Given problem: Return the material word for word. Do not include the pictures.

##############################

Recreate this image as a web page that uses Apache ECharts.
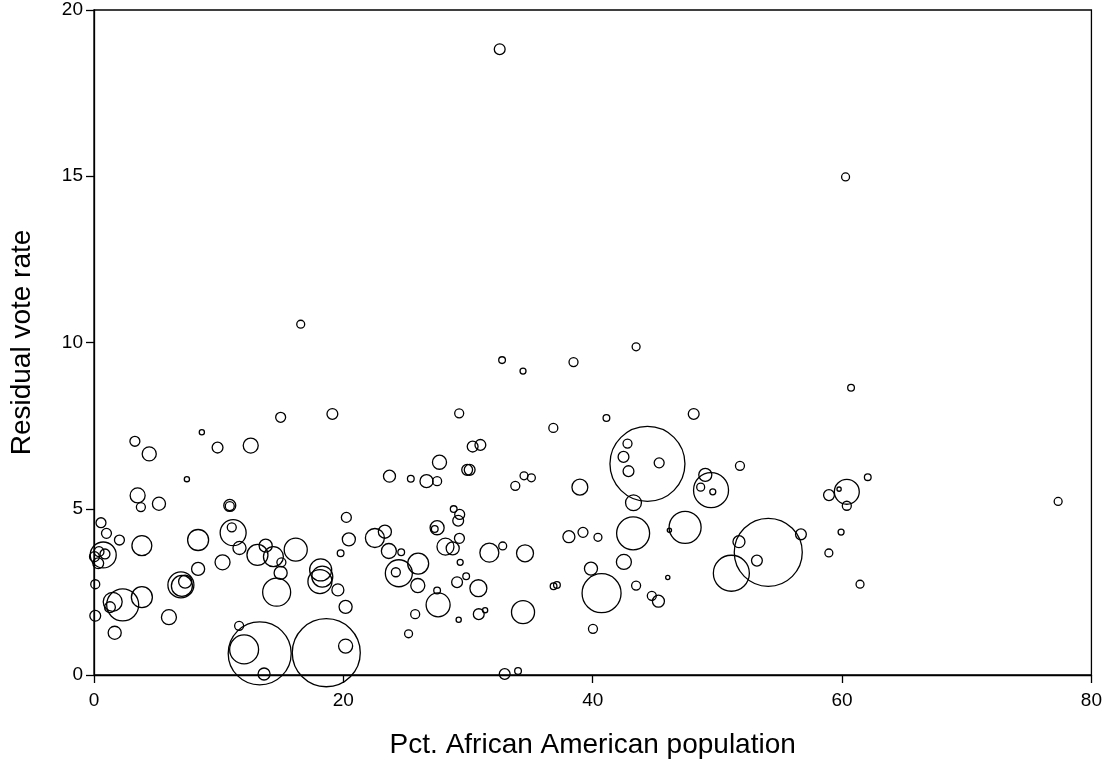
<!DOCTYPE html>
<html>
<head>
<meta charset="utf-8">
<script src="https://cdn.jsdelivr.net/npm/echarts@6/dist/echarts.min.js"></script>
<style>
html,body{margin:0;padding:0;background:#fff;}
#chart{width:1105px;height:773px;}
</style>
</head>
<body>
<div id="chart"></div>
<script>
// Pct. African American population (x)
var pctBlack = [
14.97,19.12,3.28,4.43,8.65,9.91,12.57,7.45,3.50,3.76,5.21,10.89,10.89,0.56,1.00,2.04,3.84,8.35,11.16,11.05,
11.67,13.11,13.77,14.39,15.03,16.18,19.78,0.74,0.40,0.88,0.04,0.34,10.31,8.35,6.97,7.05,7.31,14.97,14.65,18.18,
18.31,18.12,19.56,0.10,2.30,1.50,1.28,3.84,0.10,6.01,1.66,11.64,13.29,12.04,13.64,18.63,20.18,
29.29,36.84,30.37,30.99,27.71,23.70,25.41,26.67,27.52,29.93,30.13,34.49,35.08,33.79,38.97,20.24,20.44,22.53,23.33,
23.65,24.64,24.45,24.21,26.00,25.97,27.52,27.33,28.85,29.33,29.21,29.31,28.19,28.77,29.37,29.85,29.12,30.83,31.71,
32.78,34.57,36.86,37.13,38.09,27.52,27.60,20.18,25.76,25.23,29.25,30.86,31.37,34.41,32.94,34.01,
41.10,48.10,44.39,42.79,42.47,42.87,45.33,51.81,49.03,49.49,48.66,49.63,43.27,43.24,47.41,46.15,39.22,40.42,42.50,
39.86,40.71,43.48,46.02,44.74,45.27,40.02,54.08,51.73,56.70,53.17,51.12,
60.72,62.06,60.38,58.95,59.76,60.38,77.33,59.92,58.94,61.44,
16.58,32.73,34.41,38.46,60.28,43.48,32.54
];
// Residual vote rate (y)
var residualRate = [
7.75,7.85,7.03,6.65,7.30,6.84,6.90,5.89,5.40,5.05,5.15,5.10,5.08,4.58,4.26,4.06,3.89,4.06,4.28,4.44,
3.82,3.61,3.89,3.56,3.39,3.77,3.66,3.61,3.71,3.64,3.56,3.36,3.39,3.19,2.71,2.68,2.81,3.07,2.49,3.16,
2.96,2.81,2.56,2.73,2.11,2.20,2.04,2.34,1.78,1.74,1.27,1.48,0.65,0.77,0.03,0.67,0.87,
7.87,7.43,6.87,6.92,6.40,5.98,5.90,5.83,5.83,6.17,6.17,5.99,5.93,5.69,5.65,4.74,4.08,4.12,4.31,
3.73,3.69,3.06,3.09,3.35,2.69,4.43,4.39,4.99,4.83,4.64,4.11,3.86,3.81,3.39,2.97,2.79,2.61,3.68,
3.88,3.66,2.67,2.71,4.16,2.54,2.11,2.05,1.83,1.24,1.66,1.83,1.95,1.89,0.03,0.12,
7.73,7.85,6.35,6.96,6.56,6.13,6.38,6.29,6.02,5.56,5.65,5.51,5.18,4.26,4.44,4.35,4.29,4.14,3.40,
3.20,2.46,2.69,2.93,2.38,2.22,1.39,3.69,4.01,4.23,3.44,3.06,
8.64,5.95,5.51,5.41,5.59,5.09,5.22,4.30,3.67,2.73,
10.55,9.47,9.14,9.41,14.98,9.87,18.82
];
// Relative bubble weight (e.g. county size)
var weight = [
11,13,11,22,3,13,25,3,25,9,19,16,9,11,11,11,44,49,75,9,
19,49,19,44,9,59,5,75,11,11,11,13,25,19,75,49,19,19,87,54,
49,64,16,9,114,40,13,49,13,25,19,9,441,93,16,514,22,
9,9,13,13,22,16,5,19,9,13,13,7,7,9,28,11,19,40,19,
25,5,81,9,49,22,22,5,5,11,13,11,32,19,4,5,13,32,40,
7,32,5,5,16,5,64,19,9,7,3,13,3,59,13,5,
5,13,625,9,13,13,11,9,19,136,7,4,28,121,114,2,11,7,25,
19,169,9,2,9,16,9,514,16,13,13,144,
5,5,69,13,2,9,7,4,7,7,
7,5,4,9,7,7,13
];
var xTicks = [0, 20, 40, 60, 80];
var yTicks = [0, 5, 10, 15, 20];

var points = pctBlack.map(function (x, i) { return [x, residualRate[i], weight[i]]; });

var chart = echarts.init(document.getElementById('chart'), null, {renderer: 'canvas'});
var font = '"Liberation Sans", Arial, sans-serif';
chart.setOption({
  animation: false,
  backgroundColor: '#fff',
  grid: {left: 93, right: 13, top: 10, bottom: 98, show: true, borderColor: '#000', borderWidth: 1.3, backgroundColor: 'transparent'},
  xAxis: {
    type: 'value', min: xTicks[0], max: xTicks[xTicks.length - 1], interval: 20,
    name: 'Pct. African American population', nameLocation: 'middle', nameGap: 56,
    nameTextStyle: {fontFamily: font, fontSize: 28, color: '#000'},
    axisLine: {show: true, lineStyle: {color: '#000', width: 1.3}},
    axisTick: {show: true, length: 8, lineStyle: {color: '#000', width: 1.3}},
    axisLabel: {fontFamily: font, fontSize: 19, color: '#000', margin: 16},
    splitLine: {show: false}
  },
  yAxis: {
    type: 'value', min: yTicks[0], max: yTicks[yTicks.length - 1], interval: 5,
    name: 'Residual vote rate', nameLocation: 'middle', nameGap: 58, nameRotate: 90,
    nameTextStyle: {fontFamily: font, fontSize: 28, color: '#000'},
    axisLine: {show: true, lineStyle: {color: '#000', width: 1.3}},
    axisTick: {show: true, length: 8, lineStyle: {color: '#000', width: 1.3}},
    axisLabel: {fontFamily: font, fontSize: 19, color: '#000', margin: 11},
    splitLine: {show: false}
  },
  series: [{
    type: 'scatter',
    data: points,
    symbol: 'circle',
    symbolSize: function (d) { return 3 * Math.sqrt(d[2]); },
    itemStyle: {color: 'rgba(0,0,0,0)', borderColor: '#000', borderWidth: 1.3, opacity: 1},
    emphasis: {disabled: true}
  }]
});
</script>
</body>
</html>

##############################

Answer to the exercise:
Recreate this image as a web page that uses Apache ECharts.
<!DOCTYPE html>
<html>
<head>
<meta charset="utf-8">
<script src="https://cdn.jsdelivr.net/npm/echarts@6/dist/echarts.min.js"></script>
<style>
html,body{margin:0;padding:0;background:#fff;}
#chart{width:1105px;height:773px;}
</style>
</head>
<body>
<div id="chart"></div>
<script>
// Pct. African American population (x)
var pctBlack = [
14.97,19.12,3.28,4.43,8.65,9.91,12.57,7.45,3.50,3.76,5.21,10.89,10.89,0.56,1.00,2.04,3.84,8.35,11.16,11.05,
11.67,13.11,13.77,14.39,15.03,16.18,19.78,0.74,0.40,0.88,0.04,0.34,10.31,8.35,6.97,7.05,7.31,14.97,14.65,18.18,
18.31,18.12,19.56,0.10,2.30,1.50,1.28,3.84,0.10,6.01,1.66,11.64,13.29,12.04,13.64,18.63,20.18,
29.29,36.84,30.37,30.99,27.71,23.70,25.41,26.67,27.52,29.93,30.13,34.49,35.08,33.79,38.97,20.24,20.44,22.53,23.33,
23.65,24.64,24.45,24.21,26.00,25.97,27.52,27.33,28.85,29.33,29.21,29.31,28.19,28.77,29.37,29.85,29.12,30.83,31.71,
32.78,34.57,36.86,37.13,38.09,27.52,27.60,20.18,25.76,25.23,29.25,30.86,31.37,34.41,32.94,34.01,
41.10,48.10,44.39,42.79,42.47,42.87,45.33,51.81,49.03,49.49,48.66,49.63,43.27,43.24,47.41,46.15,39.22,40.42,42.50,
39.86,40.71,43.48,46.02,44.74,45.27,40.02,54.08,51.73,56.70,53.17,51.12,
60.72,62.06,60.38,58.95,59.76,60.38,77.33,59.92,58.94,61.44,
16.58,32.73,34.41,38.46,60.28,43.48,32.54
];
// Residual vote rate (y)
var residualRate = [
7.75,7.85,7.03,6.65,7.30,6.84,6.90,5.89,5.40,5.05,5.15,5.10,5.08,4.58,4.26,4.06,3.89,4.06,4.28,4.44,
3.82,3.61,3.89,3.56,3.39,3.77,3.66,3.61,3.71,3.64,3.56,3.36,3.39,3.19,2.71,2.68,2.81,3.07,2.49,3.16,
2.96,2.81,2.56,2.73,2.11,2.20,2.04,2.34,1.78,1.74,1.27,1.48,0.65,0.77,0.03,0.67,0.87,
7.87,7.43,6.87,6.92,6.40,5.98,5.90,5.83,5.83,6.17,6.17,5.99,5.93,5.69,5.65,4.74,4.08,4.12,4.31,
3.73,3.69,3.06,3.09,3.35,2.69,4.43,4.39,4.99,4.83,4.64,4.11,3.86,3.81,3.39,2.97,2.79,2.61,3.68,
3.88,3.66,2.67,2.71,4.16,2.54,2.11,2.05,1.83,1.24,1.66,1.83,1.95,1.89,0.03,0.12,
7.73,7.85,6.35,6.96,6.56,6.13,6.38,6.29,6.02,5.56,5.65,5.51,5.18,4.26,4.44,4.35,4.29,4.14,3.40,
3.20,2.46,2.69,2.93,2.38,2.22,1.39,3.69,4.01,4.23,3.44,3.06,
8.64,5.95,5.51,5.41,5.59,5.09,5.22,4.30,3.67,2.73,
10.55,9.47,9.14,9.41,14.98,9.87,18.82
];
// Relative bubble weight (e.g. county size)
var weight = [
11,13,11,22,3,13,25,3,25,9,19,16,9,11,11,11,44,49,75,9,
19,49,19,44,9,59,5,75,11,11,11,13,25,19,75,49,19,19,87,54,
49,64,16,9,114,40,13,49,13,25,19,9,441,93,16,514,22,
9,9,13,13,22,16,5,19,9,13,13,7,7,9,28,11,19,40,19,
25,5,81,9,49,22,22,5,5,11,13,11,32,19,4,5,13,32,40,
7,32,5,5,16,5,64,19,9,7,3,13,3,59,13,5,
5,13,625,9,13,13,11,9,19,136,7,4,28,121,114,2,11,7,25,
19,169,9,2,9,16,9,514,16,13,13,144,
5,5,69,13,2,9,7,4,7,7,
7,5,4,9,7,7,13
];
var xTicks = [0, 20, 40, 60, 80];
var yTicks = [0, 5, 10, 15, 20];

var points = pctBlack.map(function (x, i) { return [x, residualRate[i], weight[i]]; });

var chart = echarts.init(document.getElementById('chart'), null, {renderer: 'canvas'});
var font = '"Liberation Sans", Arial, sans-serif';
chart.setOption({
  animation: false,
  backgroundColor: '#fff',
  grid: {left: 93, right: 13, top: 10, bottom: 98, show: true, borderColor: '#000', borderWidth: 1.3, backgroundColor: 'transparent'},
  xAxis: {
    type: 'value', min: xTicks[0], max: xTicks[xTicks.length - 1], interval: 20,
    name: 'Pct. African American population', nameLocation: 'middle', nameGap: 56,
    nameTextStyle: {fontFamily: font, fontSize: 28, color: '#000'},
    axisLine: {show: true, lineStyle: {color: '#000', width: 1.3}},
    axisTick: {show: true, length: 8, lineStyle: {color: '#000', width: 1.3}},
    axisLabel: {fontFamily: font, fontSize: 19, color: '#000', margin: 16},
    splitLine: {show: false}
  },
  yAxis: {
    type: 'value', min: yTicks[0], max: yTicks[yTicks.length - 1], interval: 5,
    name: 'Residual vote rate', nameLocation: 'middle', nameGap: 58, nameRotate: 90,
    nameTextStyle: {fontFamily: font, fontSize: 28, color: '#000'},
    axisLine: {show: true, lineStyle: {color: '#000', width: 1.3}},
    axisTick: {show: true, length: 8, lineStyle: {color: '#000', width: 1.3}},
    axisLabel: {fontFamily: font, fontSize: 19, color: '#000', margin: 11},
    splitLine: {show: false}
  },
  series: [{
    type: 'scatter',
    data: points,
    symbol: 'circle',
    symbolSize: function (d) { return 3 * Math.sqrt(d[2]); },
    itemStyle: {color: 'rgba(0,0,0,0)', borderColor: '#000', borderWidth: 1.3, opacity: 1},
    emphasis: {disabled: true}
  }]
});
</script>
</body>
</html>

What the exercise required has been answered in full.